Required task: In your copy, leave out the pictures; write out all the data exactly.
Begin Dataset content
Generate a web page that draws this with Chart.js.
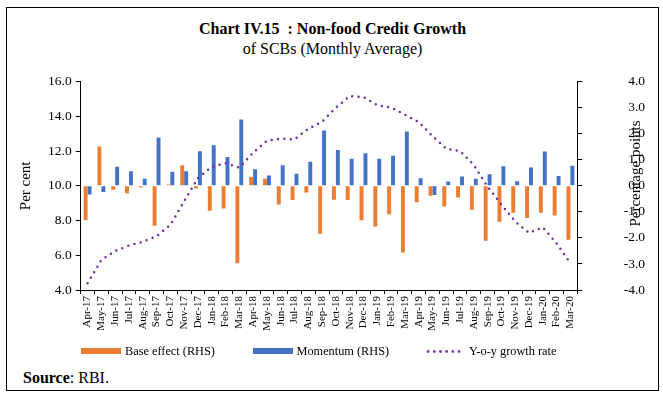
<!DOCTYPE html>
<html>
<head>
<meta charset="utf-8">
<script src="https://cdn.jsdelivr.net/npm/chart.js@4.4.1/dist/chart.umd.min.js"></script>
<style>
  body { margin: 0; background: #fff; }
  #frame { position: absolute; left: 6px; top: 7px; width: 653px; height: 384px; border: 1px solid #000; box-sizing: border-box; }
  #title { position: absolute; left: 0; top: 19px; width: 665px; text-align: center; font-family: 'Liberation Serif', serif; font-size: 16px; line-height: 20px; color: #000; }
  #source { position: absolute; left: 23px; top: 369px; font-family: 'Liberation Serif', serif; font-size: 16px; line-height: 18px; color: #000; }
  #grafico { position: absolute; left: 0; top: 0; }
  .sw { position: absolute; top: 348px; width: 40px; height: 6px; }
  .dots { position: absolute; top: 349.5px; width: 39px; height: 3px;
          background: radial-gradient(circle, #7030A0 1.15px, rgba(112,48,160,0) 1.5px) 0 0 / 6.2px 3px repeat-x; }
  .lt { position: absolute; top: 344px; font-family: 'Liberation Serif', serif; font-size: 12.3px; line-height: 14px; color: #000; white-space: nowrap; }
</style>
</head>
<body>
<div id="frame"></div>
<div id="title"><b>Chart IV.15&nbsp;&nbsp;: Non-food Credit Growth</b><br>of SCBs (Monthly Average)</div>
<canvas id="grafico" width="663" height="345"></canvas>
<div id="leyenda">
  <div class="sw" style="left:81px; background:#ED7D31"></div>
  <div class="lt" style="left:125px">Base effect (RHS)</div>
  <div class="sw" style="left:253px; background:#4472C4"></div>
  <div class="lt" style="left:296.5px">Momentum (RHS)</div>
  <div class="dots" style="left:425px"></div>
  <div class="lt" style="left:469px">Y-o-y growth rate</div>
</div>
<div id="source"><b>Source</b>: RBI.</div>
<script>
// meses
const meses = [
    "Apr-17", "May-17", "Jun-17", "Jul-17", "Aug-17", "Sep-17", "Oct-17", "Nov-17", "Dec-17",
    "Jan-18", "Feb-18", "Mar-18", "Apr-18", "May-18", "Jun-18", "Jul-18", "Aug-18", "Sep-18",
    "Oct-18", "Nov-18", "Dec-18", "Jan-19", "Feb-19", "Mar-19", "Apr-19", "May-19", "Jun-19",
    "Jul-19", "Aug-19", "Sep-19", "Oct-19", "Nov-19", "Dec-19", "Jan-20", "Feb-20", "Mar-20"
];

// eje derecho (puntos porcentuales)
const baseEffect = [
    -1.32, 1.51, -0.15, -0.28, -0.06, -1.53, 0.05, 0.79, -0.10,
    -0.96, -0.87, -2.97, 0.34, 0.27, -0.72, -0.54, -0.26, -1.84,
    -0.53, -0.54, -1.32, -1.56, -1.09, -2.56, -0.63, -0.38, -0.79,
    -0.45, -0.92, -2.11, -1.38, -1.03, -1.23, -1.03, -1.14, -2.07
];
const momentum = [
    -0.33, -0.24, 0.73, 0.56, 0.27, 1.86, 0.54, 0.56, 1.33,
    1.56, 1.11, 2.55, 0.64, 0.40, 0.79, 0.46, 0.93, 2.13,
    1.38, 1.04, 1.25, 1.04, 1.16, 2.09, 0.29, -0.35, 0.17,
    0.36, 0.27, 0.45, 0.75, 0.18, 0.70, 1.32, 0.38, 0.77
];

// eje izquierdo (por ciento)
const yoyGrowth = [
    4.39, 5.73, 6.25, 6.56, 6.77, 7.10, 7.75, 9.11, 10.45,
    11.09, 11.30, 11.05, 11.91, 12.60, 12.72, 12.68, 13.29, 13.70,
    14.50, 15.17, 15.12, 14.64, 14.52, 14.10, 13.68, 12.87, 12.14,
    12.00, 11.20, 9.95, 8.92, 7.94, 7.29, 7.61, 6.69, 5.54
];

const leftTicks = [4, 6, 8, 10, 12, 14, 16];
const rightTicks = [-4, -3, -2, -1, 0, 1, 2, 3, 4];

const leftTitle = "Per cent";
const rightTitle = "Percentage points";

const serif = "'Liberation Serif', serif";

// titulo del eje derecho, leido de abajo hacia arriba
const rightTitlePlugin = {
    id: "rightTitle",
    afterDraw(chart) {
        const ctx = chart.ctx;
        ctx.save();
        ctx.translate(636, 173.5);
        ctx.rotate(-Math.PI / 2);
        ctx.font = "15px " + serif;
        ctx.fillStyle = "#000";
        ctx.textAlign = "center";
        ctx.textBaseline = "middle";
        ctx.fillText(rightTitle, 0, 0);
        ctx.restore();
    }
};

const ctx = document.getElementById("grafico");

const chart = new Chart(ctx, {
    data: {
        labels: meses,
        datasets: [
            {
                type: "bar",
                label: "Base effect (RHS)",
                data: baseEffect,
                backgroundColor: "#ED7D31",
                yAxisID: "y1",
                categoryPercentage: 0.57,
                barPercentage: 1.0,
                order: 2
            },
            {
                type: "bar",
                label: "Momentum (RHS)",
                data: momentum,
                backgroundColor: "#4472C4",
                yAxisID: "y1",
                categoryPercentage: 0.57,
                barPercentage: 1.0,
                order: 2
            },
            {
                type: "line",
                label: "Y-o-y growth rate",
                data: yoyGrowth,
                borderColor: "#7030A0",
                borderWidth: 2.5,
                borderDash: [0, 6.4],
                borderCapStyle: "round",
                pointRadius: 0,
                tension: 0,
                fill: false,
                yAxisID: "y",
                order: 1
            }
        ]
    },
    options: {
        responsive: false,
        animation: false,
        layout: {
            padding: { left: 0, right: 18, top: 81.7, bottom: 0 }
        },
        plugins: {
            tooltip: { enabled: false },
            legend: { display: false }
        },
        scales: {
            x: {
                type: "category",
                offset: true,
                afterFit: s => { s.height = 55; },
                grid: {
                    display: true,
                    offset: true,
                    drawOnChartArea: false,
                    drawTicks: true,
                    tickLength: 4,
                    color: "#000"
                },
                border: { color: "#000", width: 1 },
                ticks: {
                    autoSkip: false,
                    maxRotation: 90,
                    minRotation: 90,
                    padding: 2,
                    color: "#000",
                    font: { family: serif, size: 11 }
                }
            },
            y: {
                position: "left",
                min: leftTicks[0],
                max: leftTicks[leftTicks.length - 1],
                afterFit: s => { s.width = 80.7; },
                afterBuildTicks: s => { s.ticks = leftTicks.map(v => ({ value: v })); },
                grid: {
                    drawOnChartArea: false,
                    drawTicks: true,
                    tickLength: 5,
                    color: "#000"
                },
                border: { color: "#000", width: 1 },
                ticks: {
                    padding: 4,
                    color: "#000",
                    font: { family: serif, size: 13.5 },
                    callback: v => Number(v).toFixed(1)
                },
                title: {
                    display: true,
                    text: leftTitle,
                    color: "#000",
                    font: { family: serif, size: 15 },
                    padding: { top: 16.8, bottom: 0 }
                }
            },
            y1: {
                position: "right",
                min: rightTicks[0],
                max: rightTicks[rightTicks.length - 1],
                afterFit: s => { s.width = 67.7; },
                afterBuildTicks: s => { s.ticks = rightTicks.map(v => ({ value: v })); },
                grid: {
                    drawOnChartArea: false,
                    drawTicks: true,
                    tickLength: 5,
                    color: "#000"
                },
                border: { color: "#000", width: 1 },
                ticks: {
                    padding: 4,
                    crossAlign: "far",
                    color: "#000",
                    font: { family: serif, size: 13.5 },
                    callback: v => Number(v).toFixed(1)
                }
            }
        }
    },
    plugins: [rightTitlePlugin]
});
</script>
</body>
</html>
End Dataset content
Correct answer:
Generate a web page that draws this with Chart.js.
<!DOCTYPE html>
<html>
<head>
<meta charset="utf-8">
<script src="https://cdn.jsdelivr.net/npm/chart.js@4.4.1/dist/chart.umd.min.js"></script>
<style>
  body { margin: 0; background: #fff; }
  #frame { position: absolute; left: 6px; top: 7px; width: 653px; height: 384px; border: 1px solid #000; box-sizing: border-box; }
  #title { position: absolute; left: 0; top: 19px; width: 665px; text-align: center; font-family: 'Liberation Serif', serif; font-size: 16px; line-height: 20px; color: #000; }
  #source { position: absolute; left: 23px; top: 369px; font-family: 'Liberation Serif', serif; font-size: 16px; line-height: 18px; color: #000; }
  #grafico { position: absolute; left: 0; top: 0; }
  .sw { position: absolute; top: 348px; width: 40px; height: 6px; }
  .dots { position: absolute; top: 349.5px; width: 39px; height: 3px;
          background: radial-gradient(circle, #7030A0 1.15px, rgba(112,48,160,0) 1.5px) 0 0 / 6.2px 3px repeat-x; }
  .lt { position: absolute; top: 344px; font-family: 'Liberation Serif', serif; font-size: 12.3px; line-height: 14px; color: #000; white-space: nowrap; }
</style>
</head>
<body>
<div id="frame"></div>
<div id="title"><b>Chart IV.15&nbsp;&nbsp;: Non-food Credit Growth</b><br>of SCBs (Monthly Average)</div>
<canvas id="grafico" width="663" height="345"></canvas>
<div id="leyenda">
  <div class="sw" style="left:81px; background:#ED7D31"></div>
  <div class="lt" style="left:125px">Base effect (RHS)</div>
  <div class="sw" style="left:253px; background:#4472C4"></div>
  <div class="lt" style="left:296.5px">Momentum (RHS)</div>
  <div class="dots" style="left:425px"></div>
  <div class="lt" style="left:469px">Y-o-y growth rate</div>
</div>
<div id="source"><b>Source</b>: RBI.</div>
<script>
// meses
const meses = [
    "Apr-17", "May-17", "Jun-17", "Jul-17", "Aug-17", "Sep-17", "Oct-17", "Nov-17", "Dec-17",
    "Jan-18", "Feb-18", "Mar-18", "Apr-18", "May-18", "Jun-18", "Jul-18", "Aug-18", "Sep-18",
    "Oct-18", "Nov-18", "Dec-18", "Jan-19", "Feb-19", "Mar-19", "Apr-19", "May-19", "Jun-19",
    "Jul-19", "Aug-19", "Sep-19", "Oct-19", "Nov-19", "Dec-19", "Jan-20", "Feb-20", "Mar-20"
];

// eje derecho (puntos porcentuales)
const baseEffect = [
    -1.32, 1.51, -0.15, -0.28, -0.06, -1.53, 0.05, 0.79, -0.10,
    -0.96, -0.87, -2.97, 0.34, 0.27, -0.72, -0.54, -0.26, -1.84,
    -0.53, -0.54, -1.32, -1.56, -1.09, -2.56, -0.63, -0.38, -0.79,
    -0.45, -0.92, -2.11, -1.38, -1.03, -1.23, -1.03, -1.14, -2.07
];
const momentum = [
    -0.33, -0.24, 0.73, 0.56, 0.27, 1.86, 0.54, 0.56, 1.33,
    1.56, 1.11, 2.55, 0.64, 0.40, 0.79, 0.46, 0.93, 2.13,
    1.38, 1.04, 1.25, 1.04, 1.16, 2.09, 0.29, -0.35, 0.17,
    0.36, 0.27, 0.45, 0.75, 0.18, 0.70, 1.32, 0.38, 0.77
];

// eje izquierdo (por ciento)
const yoyGrowth = [
    4.39, 5.73, 6.25, 6.56, 6.77, 7.10, 7.75, 9.11, 10.45,
    11.09, 11.30, 11.05, 11.91, 12.60, 12.72, 12.68, 13.29, 13.70,
    14.50, 15.17, 15.12, 14.64, 14.52, 14.10, 13.68, 12.87, 12.14,
    12.00, 11.20, 9.95, 8.92, 7.94, 7.29, 7.61, 6.69, 5.54
];

const leftTicks = [4, 6, 8, 10, 12, 14, 16];
const rightTicks = [-4, -3, -2, -1, 0, 1, 2, 3, 4];

const leftTitle = "Per cent";
const rightTitle = "Percentage points";

const serif = "'Liberation Serif', serif";

// titulo del eje derecho, leido de abajo hacia arriba
const rightTitlePlugin = {
    id: "rightTitle",
    afterDraw(chart) {
        const ctx = chart.ctx;
        ctx.save();
        ctx.translate(636, 173.5);
        ctx.rotate(-Math.PI / 2);
        ctx.font = "15px " + serif;
        ctx.fillStyle = "#000";
        ctx.textAlign = "center";
        ctx.textBaseline = "middle";
        ctx.fillText(rightTitle, 0, 0);
        ctx.restore();
    }
};

const ctx = document.getElementById("grafico");

const chart = new Chart(ctx, {
    data: {
        labels: meses,
        datasets: [
            {
                type: "bar",
                label: "Base effect (RHS)",
                data: baseEffect,
                backgroundColor: "#ED7D31",
                yAxisID: "y1",
                categoryPercentage: 0.57,
                barPercentage: 1.0,
                order: 2
            },
            {
                type: "bar",
                label: "Momentum (RHS)",
                data: momentum,
                backgroundColor: "#4472C4",
                yAxisID: "y1",
                categoryPercentage: 0.57,
                barPercentage: 1.0,
                order: 2
            },
            {
                type: "line",
                label: "Y-o-y growth rate",
                data: yoyGrowth,
                borderColor: "#7030A0",
                borderWidth: 2.5,
                borderDash: [0, 6.4],
                borderCapStyle: "round",
                pointRadius: 0,
                tension: 0,
                fill: false,
                yAxisID: "y",
                order: 1
            }
        ]
    },
    options: {
        responsive: false,
        animation: false,
        layout: {
            padding: { left: 0, right: 18, top: 81.7, bottom: 0 }
        },
        plugins: {
            tooltip: { enabled: false },
            legend: { display: false }
        },
        scales: {
            x: {
                type: "category",
                offset: true,
                afterFit: s => { s.height = 55; },
                grid: {
                    display: true,
                    offset: true,
                    drawOnChartArea: false,
                    drawTicks: true,
                    tickLength: 4,
                    color: "#000"
                },
                border: { color: "#000", width: 1 },
                ticks: {
                    autoSkip: false,
                    maxRotation: 90,
                    minRotation: 90,
                    padding: 2,
                    color: "#000",
                    font: { family: serif, size: 11 }
                }
            },
            y: {
                position: "left",
                min: leftTicks[0],
                max: leftTicks[leftTicks.length - 1],
                afterFit: s => { s.width = 80.7; },
                afterBuildTicks: s => { s.ticks = leftTicks.map(v => ({ value: v })); },
                grid: {
                    drawOnChartArea: false,
                    drawTicks: true,
                    tickLength: 5,
                    color: "#000"
                },
                border: { color: "#000", width: 1 },
                ticks: {
                    padding: 4,
                    color: "#000",
                    font: { family: serif, size: 13.5 },
                    callback: v => Number(v).toFixed(1)
                },
                title: {
                    display: true,
                    text: leftTitle,
                    color: "#000",
                    font: { family: serif, size: 15 },
                    padding: { top: 16.8, bottom: 0 }
                }
            },
            y1: {
                position: "right",
                min: rightTicks[0],
                max: rightTicks[rightTicks.length - 1],
                afterFit: s => { s.width = 67.7; },
                afterBuildTicks: s => { s.ticks = rightTicks.map(v => ({ value: v })); },
                grid: {
                    drawOnChartArea: false,
                    drawTicks: true,
                    tickLength: 5,
                    color: "#000"
                },
                border: { color: "#000", width: 1 },
                ticks: {
                    padding: 4,
                    crossAlign: "far",
                    color: "#000",
                    font: { family: serif, size: 13.5 },
                    callback: v => Number(v).toFixed(1)
                }
            }
        }
    },
    plugins: [rightTitlePlugin]
});
</script>
</body>
</html>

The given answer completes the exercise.